No petróleo, a Administração começou por se tornar polémica com a reversão da suspensão dos projectos petrolíferos Keystone XL e Dakota Access. Os locais onde estes pipelines iam ser construídos foram palco de protestos. A resposta política, pela voz de Sean Spicer, então porta-voz da Casa Branca: “A Administração apoia projectos energéticos como os pipelines Dakota e Keystone, que criam empregos, promovem crescimento económico e permitem explorar as fontes de energia norte-americanas.”
A perspectiva do jornalista Robinson Meyer é precisamente essa: “A Administração vai continuar a expandir a produção de gás e petróleo nos EUA, enquanto reduz a regulação ambiental.” No futuro, o olhar centra-se no acordo com o Irão, nas restrições à entrada de estrangeiros ou nas medidas que estão por revogar – e a ciência como dano colateral.
A gestão das terras tem sido marcada pela redução de áreas protegidas – a maior da história dos EUA – e pela abertura dos oceanos à exploração de gás e petróleo, com a justificação de Ryan Zinke para tornar mais de 90% da plataforma continental disponível para a indústria: “Queremos fazer crescer a nossa indústria energética nacional.”
Mesmo no espaço – onde Fiolhais esperava uma maior aposta –, o balanço é tímido. “A NASA não tem tido objectivos nem meios. Obama deixou alguns projectos nada ambiciosos, e agora o Trump voltou com a ideia, que não é nova, de ir à Lua”, diz o físico e divulgador de ciência português, que aproveita para apontar críticas a mais uma nomeação polémica: o primeiro político, ou o primeiro não cientista, a ser administrador da NASA – Sam Clovis.

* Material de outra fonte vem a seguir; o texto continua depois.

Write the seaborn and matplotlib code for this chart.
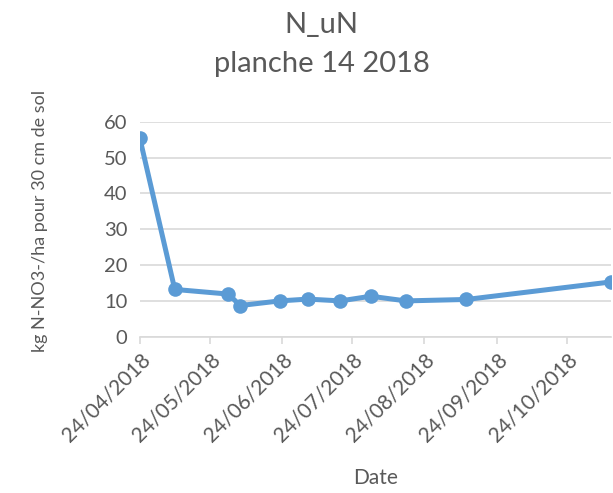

Carlos Fiolhais tem um entendimento alargado da política de Trump. “A ciência representa a livre iniciativa de pensar o mundo e é isso que nos tem proporcionado desenvolvimento. Trump baseia-se na ideia de desenvolvimento dos anos 50 ou 60, da big industry”, diz, definindo o momento como um “divórcio” entre a ciência e a Casa Branca.